• Icehouse MPLS (map)
  • 2528 Nicollet Avenue
  • Minneapolis, MN, 55404
  • United States

SOLD OUT

6pm doors/7:30pm showtime

All-Ages

Ticket price includes a drink of choice (house wine, tap beer, rail drinks, rocks shots or non-alcoholic house-made beverage). Appetizers, dinner and desserts will be available for purchase during the performance. 

Béla Bartók

Contrasts for Clarinet, Violin, and Piano

Astor Piazzolla

The Four Seasons of Buenos Aires for Piano Trio

In 1938, Bartók received a joint request from the Hungarian violinist Joseph Szigeti and the American clarinetist Benny Goodman for a classical chamber work that they could play together.
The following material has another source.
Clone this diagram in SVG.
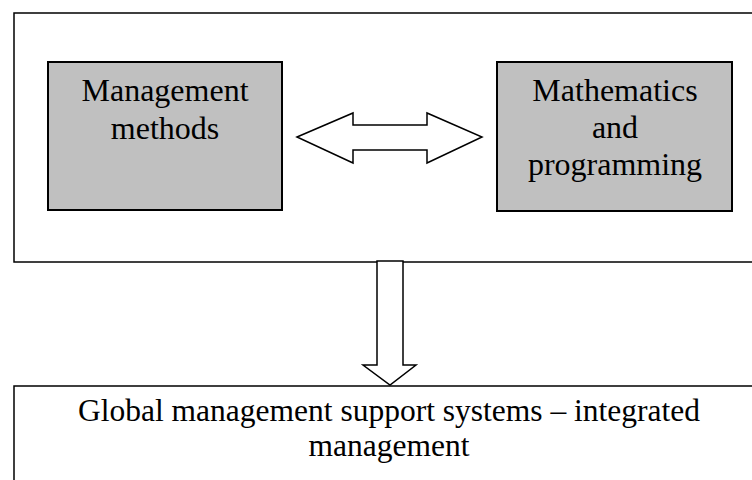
<svg xmlns="http://www.w3.org/2000/svg" width="752" height="480" viewBox="0 0 752 480">
<style>
.frame{fill:#ffffff;stroke:#000;stroke-width:1.5}
.gray{fill:#c0c0c0;stroke:#000;stroke-width:2}
.arrow{fill:#ffffff;stroke:#000;stroke-width:1.5;stroke-linejoin:miter}
.t{font-family:"Liberation Serif","Times New Roman",serif;font-size:32px;fill:#000;text-anchor:middle}
.b{font-size:31.5px}
</style>
<rect width="752" height="480" fill="#ffffff"/>
<g id="outer">
<rect class="frame" x="14" y="13" width="750" height="249"/>
</g>
<g id="management-methods">
<rect class="gray" x="48" y="62" width="234" height="148"/>
<text class="t" x="165" y="101">Management<tspan x="165" dy="38">methods</tspan></text>
</g>
<g id="mathematics-programming">
<rect class="gray" x="497" y="62" width="235" height="149"/>
<text class="t" x="615" y="101">Mathematics<tspan x="615" dy="37">and</tspan><tspan x="615" dy="37">programming</tspan></text>
</g>
<g id="global-management">
<rect class="frame" x="14" y="386" width="750" height="110"/>
<text class="t b" x="389" y="421">Global management support systems – integrated</text>
<text class="t b" x="389" y="456">management</text>
</g>
<g id="connectors">
<polygon class="arrow" points="297,137 353,113 353,125 427,125 427,113 482,137 427,163 427,150 353,150 353,163"/>
<polygon class="arrow" points="377,261 403,261 403,365 416,365 390,385 363,365 377,365"/>
</g>
</svg>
The result, completed within one month of the request, was a two-movement work entitled Rhapsody, for clarinet and violin with piano accompaniment. Goodman, Szigeti, and the pianist Endre Preti premiered the work in New York. The following spring, Bartók traveled to New York to record the work himself with Goodman and Szigeti. During this trip, he composed an additional movement and changed the work’s title to Contrasts.

The contrasts highlighted by the work are manifold. In addition to the dichotomy of idioms that distinguishes the classical virtuoso Szigeti and the jazz musician Goodman, Bartók’s music moreover casts the characteristic timbres of their instruments in sharp relief.

The opening movement is a “Verbunkos,” a traditional Hungarian dance with a peculiar function: it is performed by military officers in full uniform as a form of army recruitment. The movement is fittingly proud and dignified in character, and features an acrobatic clarinet cadenza.

The delicate and mysterious textures of the second movement, “Pihenö” (“Relaxation”) illustrate Bartók’s “night music” idiom, described by Bartók scholar David Schneider as characterized by “eerie dissonances providing a backdrop to sounds of nature and lonely melodies.” The movement’s slow contrapuntal introduction between the clarinet and violin recalls the tonality of an Indonesian gamelan orchestra.

The work’s finale is entitled “Sebes,” a lively Hungarian dance. The literal contrasts employed here include those between a scordatura violin at the movement’s opening and a properly tuned instrument moments later; and between the standard B-flat clarinet and the sweeter tone of the clarinet in A, for the lyrical middle section, which features a thirteen-beat meter taken from Bulgarian folk music. As if responding to the clarinet’s show of virtuosity in the first movement, the violinist plays a fiery cadenza before the movement’s end.